Latino heritage and culture is the focus of El dia de los niños/El dia de los libros (Children's Day/Book Day), being celebrated by two lively and engaging family book discussions. They are being presented by a partnership of the Chicago Public Library (CPL) and the Latino Parents Network starting Sat., Apr. 20 at 2 p.m. in the CPL Roosevelt Branch, 1101 W. Taylor St. 

Julia Alvarez’s novel Before We Were Free will be the first book discussed in the Dia Family Book Club (Nuestros Libros Para Todos). The second book, also by Alvarez, is How Tia Lola Came to (Visit) Stay, which will be discussed on Sat., Apr. 27, at 2 p.m. 

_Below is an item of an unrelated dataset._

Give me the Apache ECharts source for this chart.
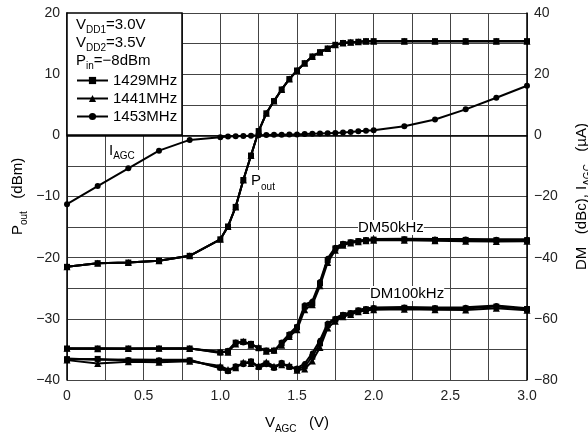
<!DOCTYPE html>
<html>
<head>
<meta charset="utf-8">
<script src="https://cdn.jsdelivr.net/npm/echarts@6/dist/echarts.min.js"></script>
<style>
html, body { margin: 0; padding: 0; background: #fff; }
#main { width: 588px; height: 441px; }
</style>
</head>
<body>
<div id="main"></div>
<script>
// V_AGC sweep points (V)
var vagc = [0, 0.2, 0.4, 0.6, 0.8, 1.0, 1.05, 1.1, 1.15, 1.2, 1.25, 1.3, 1.35, 1.4, 1.45, 1.5,
            1.55, 1.6, 1.65, 1.7, 1.75, 1.8, 1.85, 1.9, 1.95, 2.0, 2.2, 2.4, 2.6, 2.8, 3.0];

// output power (dBm), left axis - three frequencies lie on top of each other
var pout = [-21.5, -20.9, -20.8, -20.5, -19.7, -17.0, -14.9, -11.7, -7.3, -3.3, 0.7, 3.6, 5.6, 7.5, 9.2, 10.6,
            11.8, 12.9, 13.6, 14.2, 14.8, 15.1, 15.2, 15.3, 15.4, 15.4, 15.4, 15.4, 15.4, 15.4, 15.4];

// AGC current (uA), right axis
var iagc = [-22.5, -16.6, -10.8, -5.0, -1.5, -0.6, -0.4, -0.3, -0.2, -0.1, 0.0, 0.1, 0.2, 0.2, 0.3, 0.3,
            0.4, 0.5, 0.6, 0.7, 0.8, 0.9, 1.1, 1.3, 1.5, 1.7, 3.0, 5.2, 8.5, 12.3, 16.2];

// DM at 50kHz offset (dBc), right axis
var dm50_1429 = [-69.7, -69.7, -69.7, -69.7, -69.7, -71.0, -70.6, -67.8, -67.5, -68.2, -69.6, -70.4, -70.4, -68.0, -65.3, -62.8,
                 -56.0, -54.9, -48.4, -40.8, -37.0, -35.6, -35.0, -34.6, -34.3, -34.1, -34.0, -34.2, -34.2, -34.3, -34.3];
var dm50_1441 = [-69.6, -69.8, -69.7, -69.6, -69.7, -70.8, -70.9, -68.2, -67.3, -68.6, -69.3, -70.6, -70.2, -68.6, -65.8, -63.6,
                 -57.0, -55.4, -49.2, -41.6, -37.6, -35.9, -35.2, -34.8, -34.5, -34.3, -34.3, -34.5, -34.6, -34.7, -34.6];
var dm50_1453 = [-69.8, -69.6, -69.8, -69.8, -69.6, -71.2, -70.3, -67.6, -67.9, -68.0, -69.8, -70.2, -70.6, -67.6, -64.9, -62.4,
                 -55.4, -54.2, -47.8, -40.2, -36.6, -35.3, -34.8, -34.4, -34.1, -33.9, -33.8, -33.9, -33.9, -34.0, -34.0];

// DM at 100kHz offset (dBc), right axis
var dm100_1429 = [-73.2, -73.1, -73.6, -73.7, -73.6, -75.9, -77.0, -75.7, -74.6, -74.0, -75.7, -74.6, -75.9, -74.6, -75.7, -76.5,
                  -75.5, -72.4, -68.0, -62.0, -60.2, -58.8, -58.2, -57.3, -56.9, -56.6, -56.4, -56.6, -56.6, -56.0, -56.8];
var dm100_1441 = [-73.5, -74.6, -74.0, -74.2, -73.9, -75.4, -76.6, -76.0, -74.2, -74.6, -75.3, -74.1, -75.5, -75.0, -75.2, -76.8,
                  -76.4, -73.8, -69.4, -63.0, -60.8, -59.3, -58.6, -57.7, -57.3, -57.0, -56.9, -57.0, -57.1, -56.5, -57.2];
var dm100_1453 = [-73.0, -73.4, -73.3, -73.4, -73.4, -76.2, -77.3, -75.3, -75.0, -73.7, -76.0, -75.0, -76.2, -74.2, -75.9, -76.1,
                  -74.6, -71.2, -67.0, -61.4, -59.8, -58.5, -57.9, -57.0, -56.6, -56.3, -56.1, -56.3, -56.2, -55.6, -56.5];

var freqs = ['1429MHz', '1441MHz', '1453MHz'];
var symbols = ['rect', 'triangle', 'circle'];
var symbolSizes = [6, 7, 5];

var FONT = 'Liberation Sans, Arial, sans-serif';
var minus = function (v) { return String(v).replace('-', '\u2212'); };

function pairs(xs, ys) {
    return xs.map(function (x, i) { return [x, ys[i]]; });
}

var dm50 = [dm50_1429, dm50_1441, dm50_1453];
var dm100 = [dm100_1429, dm100_1441, dm100_1453];

var series = [];
freqs.forEach(function (f, k) {
    var base = {
        name: f,
        type: 'line',
        symbol: symbols[k],
        symbolSize: symbolSizes[k],
        itemStyle: { color: '#000' },
        lineStyle: { color: '#000', width: 2 },
        animation: false
    };
    series.push(Object.assign({}, base, { yAxisIndex: 0, data: pairs(vagc, pout) }));
    series.push(Object.assign({}, base, { yAxisIndex: 1, data: pairs(vagc, dm50[k]) }));
    series.push(Object.assign({}, base, { yAxisIndex: 1, data: pairs(vagc, dm100[k]) }));
});
series.push({
    name: 'IAGC',
    type: 'line',
    yAxisIndex: 1,
    symbol: 'circle',
    symbolSize: 6,
    itemStyle: { color: '#000' },
    lineStyle: { color: '#000', width: 2 },
    data: pairs(vagc, iagc),
    animation: false
});

var subRich = {
    a: { fontSize: 15, fontFamily: FONT, color: '#000', lineHeight: 22 },
    s: { fontSize: 10, fontFamily: FONT, color: '#000', lineHeight: 12, verticalAlign: 'bottom' }
};

var myChart = echarts.init(document.getElementById('main'));
option = {
    backgroundColor: '#fff',
    textStyle: { fontFamily: FONT },
    grid: { left: 67, right: 61, top: 13, bottom: 61, outerBoundsMode: 'none', containLabel: false },
    legend: {
        data: freqs,
        orient: 'vertical',
        left: 76,
        top: 73,
        padding: 0,
        z: 20,
        itemWidth: 31,
        itemHeight: 9,
        itemGap: 3,
        textStyle: { fontSize: 15, color: '#000', fontFamily: FONT },
        selectedMode: false
    },
    xAxis: {
        type: 'value',
        min: 0,
        max: 3,
        interval: 0.25,
        name: '{a|V}{s|AGC}{a|   (V)}',
        nameLocation: 'middle',
        nameGap: 32,
        nameTextStyle: { rich: subRich },
        axisLine: { lineStyle: { color: '#000', width: 1.5 } },
        axisTick: { show: false },
        axisLabel: {
            fontSize: 14,
            color: '#222',
            margin: 9,
            formatter: function (v) {
                if (Math.abs(v * 2 - Math.round(v * 2)) > 1e-6) return '';
                return v === 0 ? '0' : v.toFixed(1);
            }
        },
        splitLine: { show: true, lineStyle: { color: '#444', width: 1 } }
    },
    yAxis: [
        {
            type: 'value',
            min: -40,
            max: 20,
            interval: 5,
            name: '{a|P}{s|out}{a|   (dBm)}',
            nameLocation: 'middle',
            nameRotate: 90,
            nameGap: 38,
            nameMoveOverlap: false,
            nameTextStyle: { rich: subRich },
            axisLine: { show: true, lineStyle: { color: '#000', width: 1.5 } },
            axisTick: { show: false },
            axisLabel: {
                fontSize: 14,
                color: '#222',
                margin: 7,
                formatter: function (v) { return v % 10 === 0 ? minus(v) : ''; }
            },
            splitLine: { show: true, lineStyle: { color: '#444', width: 1 } }
        },
        {
            type: 'value',
            position: 'right',
            min: -80,
            max: 40,
            interval: 10,
            name: '{a|DM   (dBc), I}{s|AGC}{a|   (\u00b5A)}',
            nameLocation: 'middle',
            nameRotate: 90,
            nameGap: 44,
            nameTextStyle: { rich: subRich },
            axisLine: { show: true, lineStyle: { color: '#000', width: 1.5 } },
            axisTick: { show: false },
            axisLabel: {
                fontSize: 14,
                color: '#222',
                margin: 7,
                formatter: function (v) { return v % 20 === 0 ? minus(v) : ''; }
            },
            splitLine: { show: false }
        }
    ],
    graphic: [
        {
            type: 'rect',
            z: 10,
            shape: { x: 67, y: 13, width: 115, height: 122 },
            style: { fill: '#fff', stroke: '#000', lineWidth: 1.5 }
        },
        {
            type: 'text', z: 11, left: 76, top: 17,
            style: { text: '{a|V}{s|DD1}{a|=3.0V}', rich: subRich }
        },
        {
            type: 'text', z: 11, left: 76, top: 35,
            style: { text: '{a|V}{s|DD2}{a|=3.5V}', rich: subRich }
        },
        {
            type: 'text', z: 11, left: 76, top: 53,
            style: { text: '{a|P}{s|in}{a|=\u22128dBm}', rich: subRich }
        },
        {
            type: 'text', z: 11, left: 109, top: 143,
            style: { text: '{a|I}{s|AGC}', rich: subRich }
        },
        {
            type: 'text', z: 11, left: 251, top: 170,
            style: { text: '{a|P}{s|out}', rich: subRich, backgroundColor: '#fff' }
        },
        {
            type: 'text', z: 11, left: 358, top: 220,
            style: { text: 'DM50kHz', font: '15px ' + FONT, fill: '#000', backgroundColor: '#fff' }
        },
        {
            type: 'text', z: 11, left: 370, top: 286,
            style: { text: 'DM100kHz', font: '15px ' + FONT, fill: '#000', backgroundColor: '#fff' }
        }
    ],
    series: series
};
myChart.setOption(option);
</script>
</body>
</html>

In April, the Chicago Public Library joins libraries across the country in celebration of El dia de los niños/El dia de los libros also known as Dia. Culminating each year on April 30, Dia is an everyday celebration of children, families and reading that emphasizes the importance of advocating literacy for children of all linguistic and cultural backgrounds. 

Uniting Chicago families in celebration of award-winning literature written by Latino and Latina authors is the focus of Dia Family Book Club (Nuestros Libros Para Todos). The partnership with the Latino Parents Network and the Library’s Roosevelt Branch offers programs for families to share their love of literacy, libraries and lifelong learning. 


Madhatters at 2012 BooPaloosa in Wicker Park

In recognition of these programs, the Roosevelt Branch has been awarded a mini-grant from the Association for Library Service to Children (ALSC) funded through the Dollar General Literacy Foundation. These grants are administered by the Chicago Public Library Foundation. 

The Bucktown-Wicker Park Library will have a CPL story telling program for 3 to 5 year-olds on Apr. 20 at 10 a.m., 1701 N. Milwaukee Ave., and Humboldt Park Library will hold theirs at 11 a.m., 1605 N. Troy St.

West Town Library will be hosting the Mad Hatter's at 11 a.m. on Apr. 20 at 1625 W. Chicago Ave. Dressed up in crazy hats, members of the Junior League of Chicago perform books, poems and songs.